To address the challenges of ultrasound tongue image segmentation—namely low signal-to-noise ratio, high imaging variability, and stringent real-time requirements—this paper proposes a lightweight encoder-decoder network. The architecture incorporates a light-weight Squeeze-and-Excitation module, group normalization, and summation-based skip connections to significantly reduce computational and memory overhead while improving training stability under small batch sizes. Additionally, ultrasound-specific denoising and blur augmentation strategies are integrated to enhance model robustness and cross-domain generalization. Evaluated on eight heterogeneous datasets, the method achieves a per-dataset Dice score of 0.855 and an average cross-dataset Dice of 0.734, with inference speed reaching 250 FPS. These results demonstrate a favorable trade-off among accuracy, generalizability, and real-time performance, effectively supporting multilingual speech research and clinical tongue diagnosis applications.

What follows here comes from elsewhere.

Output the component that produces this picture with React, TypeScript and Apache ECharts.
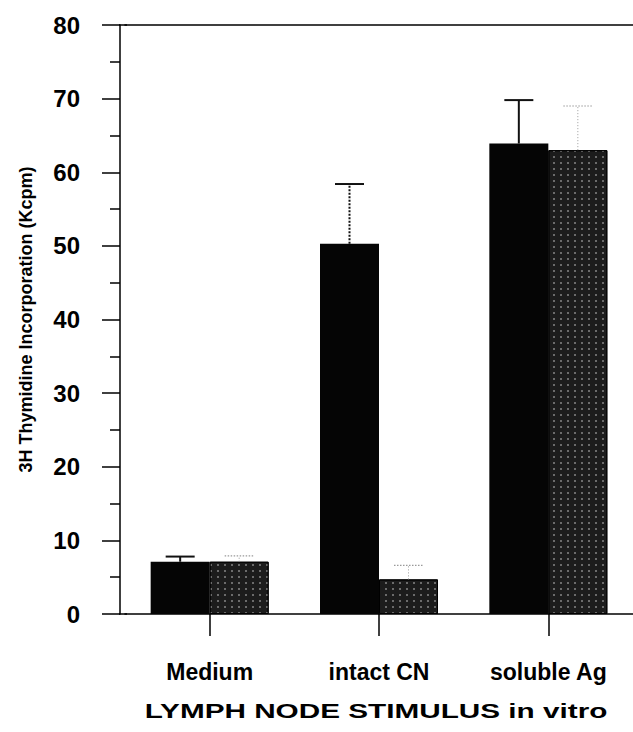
import React, { useEffect, useRef } from "react";
import * as echarts from "echarts";

const categories = ["Medium", "intact CN", "soluble Ag"];
const solidMeans = [7.1, 50.3, 63.9];
const solidUpper = [7.8, 58.4, 69.8];
const dottedMeans = [7.1, 4.7, 63.0];
const dottedUpper = [7.9, 6.6, 69.0];
const yTicks = { min: 0, max: 80, interval: 10 };

const yTitle = "3H Thymidine Incorporation (Kcpm)";
const xTitle = "LYMPH NODE STIMULUS in vitro";

const BAR_W = 59;
const CAP_W = 29;
const FONT = "'Liberation Sans', Arial, Helvetica, sans-serif";

function errorSeries(means: number[], upper: number[], side: number, dotted: boolean) {
  return {
    type: "custom",
    coordinateSystem: "cartesian2d",
    silent: true,
    z: 5,
    data: categories.map((_, i) => [i, means[i], upper[i]]),
    encode: { x: 0, y: [1, 2] },
    renderItem: (params: any, api: any) => {
      const idx = api.value(0);
      const base = api.coord([idx, api.value(1)]);
      const top = api.coord([idx, api.value(2)]);
      const x = base[0] + (side * BAR_W) / 2;
      const stemDash = dotted ? [1, 2] : idx === 1 ? [2, 1.5] : null;
      const color = dotted ? "#9a9a9a" : "#111";
      return {
        type: "group",
        children: [
          {
            type: "line",
            shape: { x1: x, y1: base[1], x2: x, y2: top[1] },
            style: { stroke: color, lineWidth: dotted ? 1 : 2, lineDash: stemDash },
          },
          {
            type: "line",
            shape: { x1: x - CAP_W / 2, y1: top[1], x2: x + CAP_W / 2, y2: top[1] },
            style: { stroke: color, lineWidth: dotted ? 1.2 : 2, lineDash: dotted ? [1.5, 1.5] : null },
          },
        ],
      };
    },
  };
}

export default function App() {
  const ref = useRef<HTMLDivElement>(null);
  useEffect(() => {
    document.body.style.margin = "0";
    const chart = echarts.init(ref.current!, null, { renderer: "svg" });
    chart.setOption({
      animation: false,
      backgroundColor: "#ffffff",
      grid: { left: 125, right: -7, top: 25, bottom: 118, containLabel: false },
      xAxis: [
        {
          type: "category",
          data: categories,
          position: "bottom",
          boundaryGap: true,
          axisLine: { show: true, lineStyle: { color: "#000", width: 1.5 } },
          axisTick: { show: true, alignWithLabel: true, length: 22, lineStyle: { color: "#000", width: 1.5 } },
          axisLabel: {
            margin: 46,
            fontFamily: FONT,
            fontWeight: "bold",
            fontSize: 23,
            color: "#000",
          },
        },
        {
          type: "category",
          data: categories,
          position: "top",
          axisLine: { show: true, lineStyle: { color: "#000", width: 1.5 } },
          axisTick: { show: false },
          axisLabel: { show: false },
        },
      ],
      yAxis: {
        type: "value",
        min: yTicks.min,
        max: yTicks.max,
        interval: yTicks.interval,
        offset: 5,
        name: yTitle,
        nameLocation: "middle",
        nameGap: 85,
        nameTextStyle: { fontFamily: FONT, fontWeight: "bold", fontSize: 18, color: "#000" },
        axisLine: { show: true, lineStyle: { color: "#000", width: 1.5 } },
        axisTick: { show: true, length: 18, lineStyle: { color: "#000", width: 1.5 } },
        minorTick: { show: true, splitNumber: 2, length: 10, lineStyle: { color: "#000", width: 1.5 } },
        splitLine: { show: false },
        axisLabel: { margin: 40, fontFamily: FONT, fontWeight: "bold", fontSize: 24, color: "#000" },
      },
      series: [
        {
          type: "bar",
          data: solidMeans,
          barWidth: BAR_W,
          barGap: "0%",
          itemStyle: { color: "#050505" },
          z: 2,
        },
        {
          type: "bar",
          data: dottedMeans,
          barWidth: BAR_W,
          barGap: "0%",
          itemStyle: {
            color: "#1c1c1c",
            borderColor: "#000",
            borderWidth: 1,
            decal: {
              symbol: "rect",
              symbolSize: 1,
              color: "rgba(255,255,255,0.35)",
              dashArrayX: [1.6, 4.4],
              dashArrayY: [1.6, 4],
              rotation: 0,
            },
          },
          z: 2,
        },
        errorSeries(solidMeans, solidUpper, -1, false),
        errorSeries(dottedMeans, dottedUpper, 1, true),
      ],
      graphic: [
        {
          type: "line",
          shape: { x1: 119, y1: 25, x2: 127, y2: 25 },
          style: { stroke: "#000", lineWidth: 1.5 },
        },
        {
          type: "line",
          shape: { x1: 119, y1: 614, x2: 127, y2: 614 },
          style: { stroke: "#000", lineWidth: 1.5 },
        },
        {
          type: "text",
          x: 376,
          y: 711,
          scaleX: 1.45,
          style: {
            text: xTitle,
            fontFamily: FONT,
            fontSize: 20.5,
            fontWeight: "bold",
            fill: "#000",
            textAlign: "center",
            textVerticalAlign: "middle",
          },
        },
      ],
    });
    return () => chart.dispose();
  }, []);
  return <div ref={ref} style={{ width: 633, height: 732 }} />;
}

Ultrasound tongue imaging (UTI) is a non-invasive and cost-effective tool for studying speech articulation, motor control, and related disorders. However, real-time tongue contour segmentation remains challenging due to low signal-to-noise ratios, imaging variability, and computational demands. We propose UltraUNet, a lightweight encoder-decoder architecture optimized for real-time segmentation of tongue contours in ultrasound images. UltraUNet incorporates domain-specific innovations such as lightweight Squeeze-and-Excitation blocks, Group Normalization for small-batch stability, and summation-based skip connections to reduce memory and computational overhead. It achieves 250 frames per second and integrates ultrasound-specific augmentations like denoising and blur simulation. Evaluations on 8 datasets demonstrate high accuracy and robustness, with single-dataset Dice = 0.855 and MSD = 0.993px, and cross-dataset Dice averaging 0.734 and 0.761. UltraUNet provides a fast, accurate solution for speech research, clinical diagnostics, and analysis of speech motor disorders.